> Exercise directions: Pictures excluded, return the lines below from the first through the line holding "(b6) at (566,698)".

> Data records:
+--

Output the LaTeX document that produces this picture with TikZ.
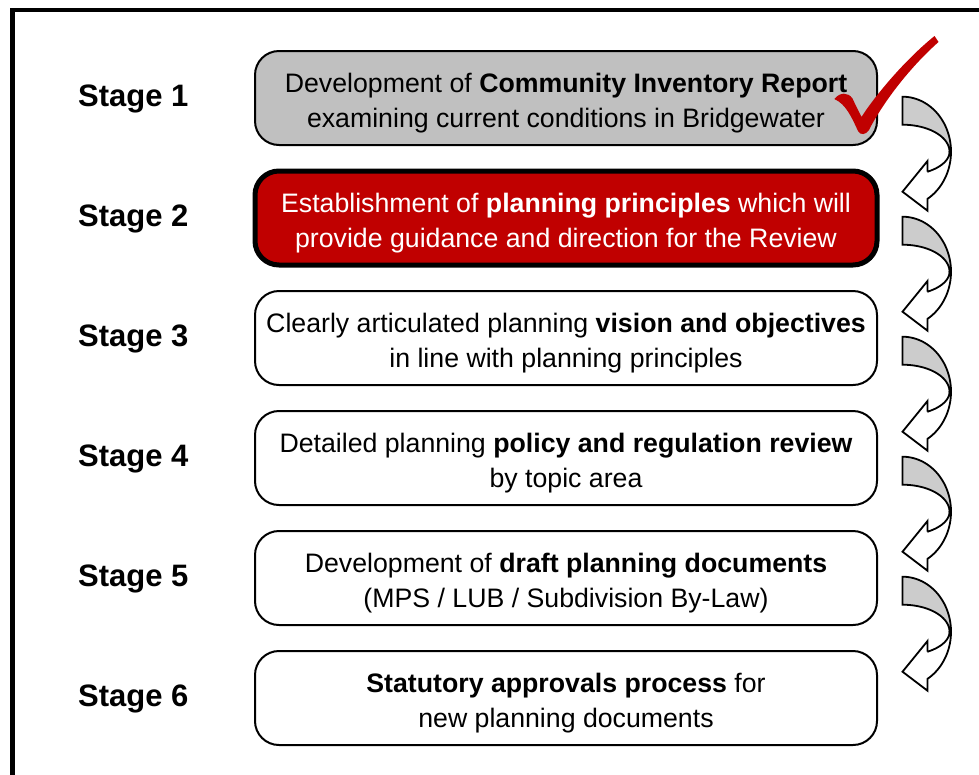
\documentclass[tikz,border=0pt]{standalone}
\usepackage{fontspec}
\setmainfont{Liberation Sans}
\usetikzlibrary{calc}
\definecolor{stagered}{HTML}{C00000}
\definecolor{donegray}{HTML}{C0C0C0}
\definecolor{backgray}{HTML}{CCCCCC}

\begin{document}
\begin{tikzpicture}[x=1pt,y=-1pt,
  stagebox/.style={draw=black, line width=2pt, rounded corners=24pt,
    minimum width=622pt, minimum height=94pt, inner sep=0pt, fill=white},
  donebox/.style={stagebox, fill=donegray},
  activebox/.style={stagebox, fill=stagered, line width=5pt},
  boxtext/.style={align=center, font=\fontsize{26.7}{35}\selectfont, inner sep=0pt},
  stagelabel/.style={font=\fontsize{31}{37}\selectfont\bfseries, anchor=base west, inner sep=0pt},
  flowback/.style={fill=backgray, draw=black, line width=1.8pt, line join=miter},
  flowfront/.style={fill=white, draw=black, line width=1.8pt, line join=miter},
]
\useasboundingbox (0,0) rectangle (979,774);
\clip (0,0) rectangle (979,774);

% outer frame (open towards the lower right)
\draw[line width=4.5pt] (12.5,790) -- (12.5,10) -- (990,10);

% stage boxes
\node[donebox]   (b1) at (566,98)  {};
\node[activebox] (b2) at (566,218) {};
\node[stagebox]  (b3) at (566,338) {};
\node[stagebox]  (b4) at (566,458) {};
\node[stagebox]  (b5) at (566,578) {};
\node[stagebox]  (b6) at (566,698) {};

% box texts
\node[boxtext] (t1) at ($(b1.center)+(0,5)$)
  {Development of \textbf{Community Inventory Report}\\examining current conditions in Bridgewater};
\node[boxtext, text=white] (t2) at ($(b2.center)+(0,5)$)
  {Establishment of \textbf{planning principles} which will\\provide guidance and direction for the Review};
\node[boxtext] (t3) at ($(b3.center)+(0,5)$)
  {Clearly articulated planning \textbf{vision and objectives}\\in line with planning principles};
\node[boxtext] (t4) at ($(b4.center)+(0,5)$)
  {Detailed planning \textbf{policy and regulation review}\\by topic area};
\node[boxtext] (t5) at ($(b5.center)+(0,5)$)
  {Development of \textbf{draft planning documents}\\(MPS / LUB / Subdivision By-Law)};
\node[boxtext] (t6) at ($(b6.center)+(0,5)$)
  {\textbf{Statutory approvals process} for\\new planning documents};

% stage labels
\node[stagelabel] (l1) at (78,106) {Stage 1};
\node[stagelabel] (l2) at (78,226) {Stage 2};
\node[stagelabel] (l3) at (78,346) {Stage 3};
\node[stagelabel] (l4) at (78,466) {Stage 4};
\node[stagelabel] (l5) at (78,586) {Stage 5};
\node[stagelabel] (l6) at (78,706) {Stage 6};

% curved arrows leading from one stage to the next
\foreach \k in {1,...,5}{
  \begin{scope}[shift={($(b\k.center)+(336.5,-1.3)$)}]
    \path[flowback] plot[domain=-90:0, samples=40] ({48.5*cos(\x)}, {55+55*sin(\x)})
      -- plot[domain=0:-90, samples=40] ({47*cos(\x)}, {55+27*sin(\x)}) -- cycle;
    \path[flowfront] plot[domain=0:59, samples=40] ({48.5*cos(\x)}, {55+55*sin(\x)})
      -- (25,114) -- (0,95) -- (25,64.3) -- (25,75)
      -- plot[domain=58:0, samples=30] ({47*cos(\x)}, {55+23.6*sin(\x)}) -- cycle;
  \end{scope}
}

% check mark on the completed stage
\fill[stagered] (834.3,99) .. controls (840,92) and (848,92) .. (852.5,98.5)
  .. controls (855,104) and (858,110) .. (861.5,117)
  .. controls (870,103) and (900,64) .. (934.5,36)
  -- (938.5,42)
  .. controls (907,70) and (881,106) .. (869,130)
  .. controls (866,135) and (860,135.5) .. (858,131)
  .. controls (852,118) and (846,104) .. (834.3,99) -- cycle;
\end{tikzpicture}
\end{document}
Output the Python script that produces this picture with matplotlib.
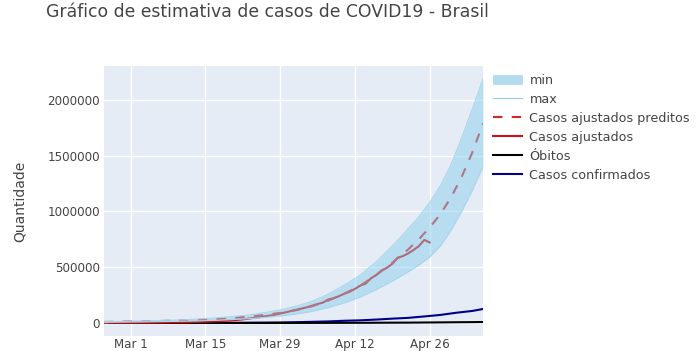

+--

> Expected answer:
Output the LaTeX document that produces this picture with TikZ.
\documentclass[tikz,border=0pt]{standalone}
\usepackage{fontspec}
\setmainfont{Liberation Sans}
\usetikzlibrary{calc}
\definecolor{stagered}{HTML}{C00000}
\definecolor{donegray}{HTML}{C0C0C0}
\definecolor{backgray}{HTML}{CCCCCC}

\begin{document}
\begin{tikzpicture}[x=1pt,y=-1pt,
  stagebox/.style={draw=black, line width=2pt, rounded corners=24pt,
    minimum width=622pt, minimum height=94pt, inner sep=0pt, fill=white},
  donebox/.style={stagebox, fill=donegray},
  activebox/.style={stagebox, fill=stagered, line width=5pt},
  boxtext/.style={align=center, font=\fontsize{26.7}{35}\selectfont, inner sep=0pt},
  stagelabel/.style={font=\fontsize{31}{37}\selectfont\bfseries, anchor=base west, inner sep=0pt},
  flowback/.style={fill=backgray, draw=black, line width=1.8pt, line join=miter},
  flowfront/.style={fill=white, draw=black, line width=1.8pt, line join=miter},
]
\useasboundingbox (0,0) rectangle (979,774);
\clip (0,0) rectangle (979,774);

% outer frame (open towards the lower right)
\draw[line width=4.5pt] (12.5,790) -- (12.5,10) -- (990,10);

% stage boxes
\node[donebox]   (b1) at (566,98)  {};
\node[activebox] (b2) at (566,218) {};
\node[stagebox]  (b3) at (566,338) {};
\node[stagebox]  (b4) at (566,458) {};
\node[stagebox]  (b5) at (566,578) {};
\node[stagebox]  (b6) at (566,698) {};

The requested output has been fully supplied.